WRITTEN PROBLEM:
Below is a listing to transcribe in full and exactly; keep the pictures out.

COLLECTED DATA:
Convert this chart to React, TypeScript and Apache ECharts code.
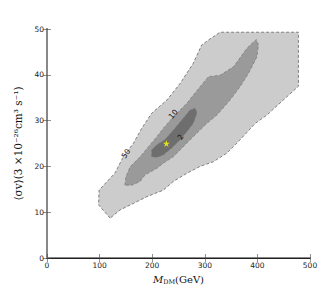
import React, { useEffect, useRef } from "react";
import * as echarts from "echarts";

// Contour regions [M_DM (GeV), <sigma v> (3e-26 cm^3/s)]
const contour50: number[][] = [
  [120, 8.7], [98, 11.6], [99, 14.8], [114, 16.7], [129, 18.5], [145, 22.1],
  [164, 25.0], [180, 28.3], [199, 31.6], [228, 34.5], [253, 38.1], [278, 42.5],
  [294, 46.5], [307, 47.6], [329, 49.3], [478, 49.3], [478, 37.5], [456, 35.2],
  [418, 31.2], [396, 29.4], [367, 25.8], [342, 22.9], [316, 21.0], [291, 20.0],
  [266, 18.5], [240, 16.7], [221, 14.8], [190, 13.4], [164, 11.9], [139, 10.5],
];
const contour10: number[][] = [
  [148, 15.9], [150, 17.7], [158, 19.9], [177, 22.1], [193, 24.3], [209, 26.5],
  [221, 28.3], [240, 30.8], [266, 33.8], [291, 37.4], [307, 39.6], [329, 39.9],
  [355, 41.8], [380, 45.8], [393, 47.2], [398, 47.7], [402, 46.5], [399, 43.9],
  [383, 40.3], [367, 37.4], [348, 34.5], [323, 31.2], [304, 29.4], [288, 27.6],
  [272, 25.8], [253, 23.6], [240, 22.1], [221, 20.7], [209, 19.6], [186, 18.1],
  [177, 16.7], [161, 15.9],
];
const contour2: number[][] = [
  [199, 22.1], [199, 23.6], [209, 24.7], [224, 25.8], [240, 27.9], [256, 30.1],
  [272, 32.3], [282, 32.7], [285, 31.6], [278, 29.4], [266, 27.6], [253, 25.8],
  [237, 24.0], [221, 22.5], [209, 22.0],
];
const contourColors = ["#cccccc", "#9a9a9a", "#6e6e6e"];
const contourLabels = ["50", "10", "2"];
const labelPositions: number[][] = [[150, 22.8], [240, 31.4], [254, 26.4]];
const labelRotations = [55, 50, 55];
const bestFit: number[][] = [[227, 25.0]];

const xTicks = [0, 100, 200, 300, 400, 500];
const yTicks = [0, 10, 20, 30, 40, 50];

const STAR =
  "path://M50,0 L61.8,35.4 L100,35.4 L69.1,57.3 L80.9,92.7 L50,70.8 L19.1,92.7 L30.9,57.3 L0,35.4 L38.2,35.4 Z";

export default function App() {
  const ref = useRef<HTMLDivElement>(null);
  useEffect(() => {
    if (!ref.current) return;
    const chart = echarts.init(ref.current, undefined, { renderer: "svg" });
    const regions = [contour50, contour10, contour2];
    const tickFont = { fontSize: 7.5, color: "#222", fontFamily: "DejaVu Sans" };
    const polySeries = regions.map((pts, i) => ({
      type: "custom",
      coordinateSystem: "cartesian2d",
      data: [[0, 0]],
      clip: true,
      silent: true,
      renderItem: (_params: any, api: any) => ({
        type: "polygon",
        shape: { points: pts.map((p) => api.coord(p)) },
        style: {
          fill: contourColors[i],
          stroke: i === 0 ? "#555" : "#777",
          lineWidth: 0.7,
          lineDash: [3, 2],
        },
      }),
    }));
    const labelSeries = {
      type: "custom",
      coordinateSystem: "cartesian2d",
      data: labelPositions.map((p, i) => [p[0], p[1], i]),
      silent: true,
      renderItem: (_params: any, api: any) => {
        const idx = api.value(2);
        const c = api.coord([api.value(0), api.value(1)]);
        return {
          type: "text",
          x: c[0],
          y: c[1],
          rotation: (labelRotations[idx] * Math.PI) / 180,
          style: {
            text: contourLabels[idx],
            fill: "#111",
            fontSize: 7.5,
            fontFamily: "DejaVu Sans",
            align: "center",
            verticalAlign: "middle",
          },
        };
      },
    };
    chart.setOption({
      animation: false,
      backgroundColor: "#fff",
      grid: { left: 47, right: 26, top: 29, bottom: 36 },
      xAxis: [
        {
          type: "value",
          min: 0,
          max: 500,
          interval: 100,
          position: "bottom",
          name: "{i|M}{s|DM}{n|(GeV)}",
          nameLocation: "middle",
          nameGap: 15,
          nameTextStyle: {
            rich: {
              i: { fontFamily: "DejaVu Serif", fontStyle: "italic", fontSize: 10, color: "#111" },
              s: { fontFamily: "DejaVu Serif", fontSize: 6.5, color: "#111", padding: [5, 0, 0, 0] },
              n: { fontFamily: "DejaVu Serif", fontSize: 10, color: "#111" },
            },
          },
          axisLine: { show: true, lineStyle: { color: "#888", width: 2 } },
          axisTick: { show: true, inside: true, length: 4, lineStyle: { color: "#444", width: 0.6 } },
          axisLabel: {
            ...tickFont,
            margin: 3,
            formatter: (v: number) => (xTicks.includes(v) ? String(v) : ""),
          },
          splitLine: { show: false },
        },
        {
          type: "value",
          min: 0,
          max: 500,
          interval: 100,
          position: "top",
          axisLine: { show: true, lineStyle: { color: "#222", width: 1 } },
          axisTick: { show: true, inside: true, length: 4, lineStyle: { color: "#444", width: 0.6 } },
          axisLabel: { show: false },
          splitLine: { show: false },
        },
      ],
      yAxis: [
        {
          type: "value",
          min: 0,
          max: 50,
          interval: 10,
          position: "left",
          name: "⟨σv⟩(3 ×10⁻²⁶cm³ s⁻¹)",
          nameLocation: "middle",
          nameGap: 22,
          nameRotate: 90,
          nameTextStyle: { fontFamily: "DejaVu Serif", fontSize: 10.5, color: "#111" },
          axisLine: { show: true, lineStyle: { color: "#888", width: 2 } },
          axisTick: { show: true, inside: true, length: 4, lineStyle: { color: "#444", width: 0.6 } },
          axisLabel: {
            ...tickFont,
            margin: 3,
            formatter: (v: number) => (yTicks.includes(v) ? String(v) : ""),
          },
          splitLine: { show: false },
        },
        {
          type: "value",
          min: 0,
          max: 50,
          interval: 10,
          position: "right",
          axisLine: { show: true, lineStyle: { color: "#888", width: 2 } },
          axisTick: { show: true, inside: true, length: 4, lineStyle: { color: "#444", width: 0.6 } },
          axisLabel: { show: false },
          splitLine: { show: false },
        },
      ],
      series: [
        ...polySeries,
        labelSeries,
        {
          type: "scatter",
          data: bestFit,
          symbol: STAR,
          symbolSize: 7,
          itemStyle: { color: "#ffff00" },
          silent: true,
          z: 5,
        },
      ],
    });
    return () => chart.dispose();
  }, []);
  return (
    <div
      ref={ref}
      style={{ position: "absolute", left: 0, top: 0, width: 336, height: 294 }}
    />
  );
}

WRITTEN RESPONSE:
Convert this chart to React, TypeScript and Apache ECharts code.
import React, { useEffect, useRef } from "react";
import * as echarts from "echarts";

// Contour regions [M_DM (GeV), <sigma v> (3e-26 cm^3/s)]
const contour50: number[][] = [
  [120, 8.7], [98, 11.6], [99, 14.8], [114, 16.7], [129, 18.5], [145, 22.1],
  [164, 25.0], [180, 28.3], [199, 31.6], [228, 34.5], [253, 38.1], [278, 42.5],
  [294, 46.5], [307, 47.6], [329, 49.3], [478, 49.3], [478, 37.5], [456, 35.2],
  [418, 31.2], [396, 29.4], [367, 25.8], [342, 22.9], [316, 21.0], [291, 20.0],
  [266, 18.5], [240, 16.7], [221, 14.8], [190, 13.4], [164, 11.9], [139, 10.5],
];
const contour10: number[][] = [
  [148, 15.9], [150, 17.7], [158, 19.9], [177, 22.1], [193, 24.3], [209, 26.5],
  [221, 28.3], [240, 30.8], [266, 33.8], [291, 37.4], [307, 39.6], [329, 39.9],
  [355, 41.8], [380, 45.8], [393, 47.2], [398, 47.7], [402, 46.5], [399, 43.9],
  [383, 40.3], [367, 37.4], [348, 34.5], [323, 31.2], [304, 29.4], [288, 27.6],
  [272, 25.8], [253, 23.6], [240, 22.1], [221, 20.7], [209, 19.6], [186, 18.1],
  [177, 16.7], [161, 15.9],
];
const contour2: number[][] = [
  [199, 22.1], [199, 23.6], [209, 24.7], [224, 25.8], [240, 27.9], [256, 30.1],
  [272, 32.3], [282, 32.7], [285, 31.6], [278, 29.4], [266, 27.6], [253, 25.8],
  [237, 24.0], [221, 22.5], [209, 22.0],
];
const contourColors = ["#cccccc", "#9a9a9a", "#6e6e6e"];
const contourLabels = ["50", "10", "2"];
const labelPositions: number[][] = [[150, 22.8], [240, 31.4], [254, 26.4]];
const labelRotations = [55, 50, 55];
const bestFit: number[][] = [[227, 25.0]];

const xTicks = [0, 100, 200, 300, 400, 500];
const yTicks = [0, 10, 20, 30, 40, 50];

const STAR =
  "path://M50,0 L61.8,35.4 L100,35.4 L69.1,57.3 L80.9,92.7 L50,70.8 L19.1,92.7 L30.9,57.3 L0,35.4 L38.2,35.4 Z";

export default function App() {
  const ref = useRef<HTMLDivElement>(null);
  useEffect(() => {
    if (!ref.current) return;
    const chart = echarts.init(ref.current, undefined, { renderer: "svg" });
    const regions = [contour50, contour10, contour2];
    const tickFont = { fontSize: 7.5, color: "#222", fontFamily: "DejaVu Sans" };
    const polySeries = regions.map((pts, i) => ({
      type: "custom",
      coordinateSystem: "cartesian2d",
      data: [[0, 0]],
      clip: true,
      silent: true,
      renderItem: (_params: any, api: any) => ({
        type: "polygon",
        shape: { points: pts.map((p) => api.coord(p)) },
        style: {
          fill: contourColors[i],
          stroke: i === 0 ? "#555" : "#777",
          lineWidth: 0.7,
          lineDash: [3, 2],
        },
      }),
    }));
    const labelSeries = {
      type: "custom",
      coordinateSystem: "cartesian2d",
      data: labelPositions.map((p, i) => [p[0], p[1], i]),
      silent: true,
      renderItem: (_params: any, api: any) => {
        const idx = api.value(2);
        const c = api.coord([api.value(0), api.value(1)]);
        return {
          type: "text",
          x: c[0],
          y: c[1],
          rotation: (labelRotations[idx] * Math.PI) / 180,
          style: {
            text: contourLabels[idx],
            fill: "#111",
            fontSize: 7.5,
            fontFamily: "DejaVu Sans",
            align: "center",
            verticalAlign: "middle",
          },
        };
      },
    };
    chart.setOption({
      animation: false,
      backgroundColor: "#fff",
      grid: { left: 47, right: 26, top: 29, bottom: 36 },
      xAxis: [
        {
          type: "value",
          min: 0,
          max: 500,
          interval: 100,
          position: "bottom",
          name: "{i|M}{s|DM}{n|(GeV)}",
          nameLocation: "middle",
          nameGap: 15,
          nameTextStyle: {
            rich: {
              i: { fontFamily: "DejaVu Serif", fontStyle: "italic", fontSize: 10, color: "#111" },
              s: { fontFamily: "DejaVu Serif", fontSize: 6.5, color: "#111", padding: [5, 0, 0, 0] },
              n: { fontFamily: "DejaVu Serif", fontSize: 10, color: "#111" },
            },
          },
          axisLine: { show: true, lineStyle: { color: "#888", width: 2 } },
          axisTick: { show: true, inside: true, length: 4, lineStyle: { color: "#444", width: 0.6 } },
          axisLabel: {
            ...tickFont,
            margin: 3,
            formatter: (v: number) => (xTicks.includes(v) ? String(v) : ""),
          },
          splitLine: { show: false },
        },
        {
          type: "value",
          min: 0,
          max: 500,
          interval: 100,
          position: "top",
          axisLine: { show: true, lineStyle: { color: "#222", width: 1 } },
          axisTick: { show: true, inside: true, length: 4, lineStyle: { color: "#444", width: 0.6 } },
          axisLabel: { show: false },
          splitLine: { show: false },
        },
      ],
      yAxis: [
        {
          type: "value",
          min: 0,
          max: 50,
          interval: 10,
          position: "left",
          name: "⟨σv⟩(3 ×10⁻²⁶cm³ s⁻¹)",
          nameLocation: "middle",
          nameGap: 22,
          nameRotate: 90,
          nameTextStyle: { fontFamily: "DejaVu Serif", fontSize: 10.5, color: "#111" },
          axisLine: { show: true, lineStyle: { color: "#888", width: 2 } },
          axisTick: { show: true, inside: true, length: 4, lineStyle: { color: "#444", width: 0.6 } },
          axisLabel: {
            ...tickFont,
            margin: 3,
            formatter: (v: number) => (yTicks.includes(v) ? String(v) : ""),
          },
          splitLine: { show: false },
        },
        {
          type: "value",
          min: 0,
          max: 50,
          interval: 10,
          position: "right",
          axisLine: { show: true, lineStyle: { color: "#888", width: 2 } },
          axisTick: { show: true, inside: true, length: 4, lineStyle: { color: "#444", width: 0.6 } },
          axisLabel: { show: false },
          splitLine: { show: false },
        },
      ],
      series: [
        ...polySeries,
        labelSeries,
        {
          type: "scatter",
          data: bestFit,
          symbol: STAR,
          symbolSize: 7,
          itemStyle: { color: "#ffff00" },
          silent: true,
          z: 5,
        },
      ],
    });
    return () => chart.dispose();
  }, []);
  return (
    <div
      ref={ref}
      style={{ position: "absolute", left: 0, top: 0, width: 336, height: 294 }}
    />
  );
}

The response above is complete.